Strategic alignment asks whether the function is a differentiator for the business. If a company’s value proposition hinges on proprietary processes or high-quality outputs, vertical integration may strengthen defensibility and product differentiation. On the other hand, if speed to scale and geographic reach are paramount, outsourcing can unlock faster growth with lower risk. Consider also the learning curve: in-house development builds tacit knowledge and cultural capital, while outsourcing emphasizes partner ecosystems and ecosystem leverage. The decision should map to how the company envisions its future portfolio, including the ability to pivot into adjacent markets or expand capabilities through acquisitions.

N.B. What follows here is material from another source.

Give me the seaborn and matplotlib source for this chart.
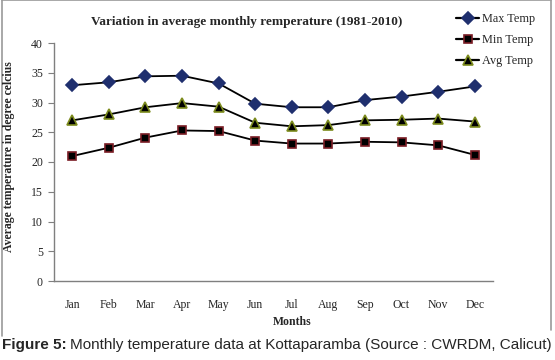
import matplotlib
matplotlib.use("Agg")
import matplotlib.pyplot as plt
import seaborn as sns
import pandas as pd
from matplotlib.lines import Line2D

months = ["Jan", "Feb", "Mar", "Apr", "May", "Jun", "Jul", "Aug", "Sep", "Oct", "Nov", "Dec"]
max_temp = [32.9, 33.4, 34.4, 34.5, 33.2, 29.8, 29.2, 29.2, 30.4, 31.0, 31.8, 32.7]
min_temp = [21.0, 22.4, 24.1, 25.3, 25.2, 23.6, 23.1, 23.1, 23.4, 23.3, 22.8, 21.2]
avg_temp = [27.0, 28.0, 29.2, 29.9, 29.3, 26.6, 26.0, 26.2, 27.0, 27.1, 27.3, 26.8]

sns.set_style("white")
plt.rcParams["font.family"] = ["Liberation Serif", "DejaVu Serif"]

fig = plt.figure(figsize=(5.55, 3.6), dpi=100)
ax = fig.add_axes([54/555, 1-281/360, (493-54)/555, (281-43)/360])

series = [
    ("Max Temp", max_temp, "D", "#1f2f6e", "#1f2f6e", 6.0),
    ("Min Temp", min_temp, "s", "black", "#7a1d25", 6.3),
    ("Avg Temp", avg_temp, "^", "black", "#7d8c1e", 7.5),
]
x = list(range(len(months)))
handles = []
for name, vals, mk, fc, ec, ms in series:
    df = pd.DataFrame({"Month": x, "Temp": vals})
    sns.lineplot(data=df, x="Month", y="Temp", ax=ax, color="black", lw=1.3,
                 marker=mk, markersize=ms, markerfacecolor=fc, markeredgecolor=ec,
                 markeredgewidth=1.2, legend=False)
    handles.append(Line2D([], [], color="black", lw=1.6, marker=mk, markersize=ms,
                          markerfacecolor=fc, markeredgecolor=ec, markeredgewidth=1.2,
                          label=name))

ax.set_xlim(-0.5, 11.5)
ax.set_ylim(0, 40)
ax.set_yticks(range(0, 41, 5))
ax.set_xticks(x)
ax.set_xticklabels(months)
ax.set_xlabel("")
ax.set_ylabel("")
for s in ["top", "right"]:
    ax.spines[s].set_visible(False)
for s in ["left", "bottom"]:
    ax.spines[s].set_color("#7f7f7f")
    ax.spines[s].set_linewidth(1.0)
ax.tick_params(axis="y", which="major", direction="out", length=4, color="#7f7f7f",
               labelsize=8.5, pad=4, left=True)
ax.tick_params(axis="x", which="major", length=0, labelsize=8.5, pad=13)

fig.text(247/555, 1-22/360, "Variation in average monthly remperature (1981-2010)",
         ha="center", va="center", fontsize=9.5, fontweight="bold")
fig.text(292/555, 1-322/360, "Months", ha="center", va="center", fontsize=8.5, fontweight="bold")
fig.text(9/555, 1-157/360, "Average temperature in degree celcius", ha="center", va="center",
         rotation=90, fontsize=8.5, fontweight="bold")

# legend entries (uneven spacing as in reference)
leg_y = [19, 40, 61]
for h, yy in zip(handles, leg_y):
    fig.legend(handles=[h], loc="center left", bbox_to_anchor=(456/555, 1-yy/360),
               frameon=False, fontsize=8.8, handlelength=1.9,
               handletextpad=0.2, borderaxespad=0, borderpad=0)

# outer border
fig.add_artist(Line2D([1.5/555, 1.5/555], [1-336/360, 1], color="#9a9a9a", lw=1.2,
                      transform=fig.transFigure))
fig.add_artist(Line2D([551/555, 551/555], [1-330/360, 1], color="#9a9a9a", lw=1.2,
                      transform=fig.transFigure))
fig.add_artist(Line2D([1.5/555, 551/555], [0.999, 0.999], color="#9a9a9a", lw=1.2,
                      transform=fig.transFigure))

# caption
fig.canvas.draw()
r = fig.canvas.get_renderer()
t1 = fig.text(2/555, 1-345/360, "Figure 5:", ha="left", va="center", fontsize=11,
              fontweight="bold", family="Liberation Sans")
bb = t1.get_window_extent(renderer=r)
fig.text((bb.x1 + 3)/555, 1-345/360,
         "Monthly temperature data at Kottaparamba (Source : CWRDM, Calicut)",
         ha="left", va="center", fontsize=11, family="Liberation Sans")

fig.savefig("out.png", dpi=100)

Human capital implications deserve attention. In-house operations require staffing, training, and governance structures that can embed a culture of continuous improvement. Outsourcing shifts responsibility toward vendor management, contract administration, and performance monitoring. Both paths affect employee morale, retention, and external perception. A thoughtful plan should include change management considerations, incentive alignment, and clear ownership for critical outcomes. The financial model must reflect these people-related aspects because they often drive execution risk and the quality of outcomes over time.
Finally, build a pathway to implementation with phased milestones and decision gates. Develop a staged plan that tests core assumptions in a controlled environment, such as pilots with limited scope for outsourcing or a phased capital deployment for integration. Define measurable objectives, such as cost per unit, defect rates, cycle times, and supplier performance if outsourcing. Establish governance structures, risk dashboards, and escalation protocols to manage deviations. By ensuring transparency around both financial outcomes and operational readiness, the company can commit to a route that maximizes value creation while maintaining flexibility to adapt as conditions evolve.
In sum, the right balance between vertical integration and outsourcing depends on a precise blend of economics, risk, and strategic intent. A disciplined framework that captures cash flow timing, capital intensity, resilience, and strategic fit helps leaders quantify trade-offs with confidence. The best path is the one that sustains growth without compromising control over quality, while preserving optionality for future shifts in technology, demand, or competition. By integrating rigorous analysis with clear strategic priorities, organizations can chart a course that aligns financial strength with enduring competitive advantage.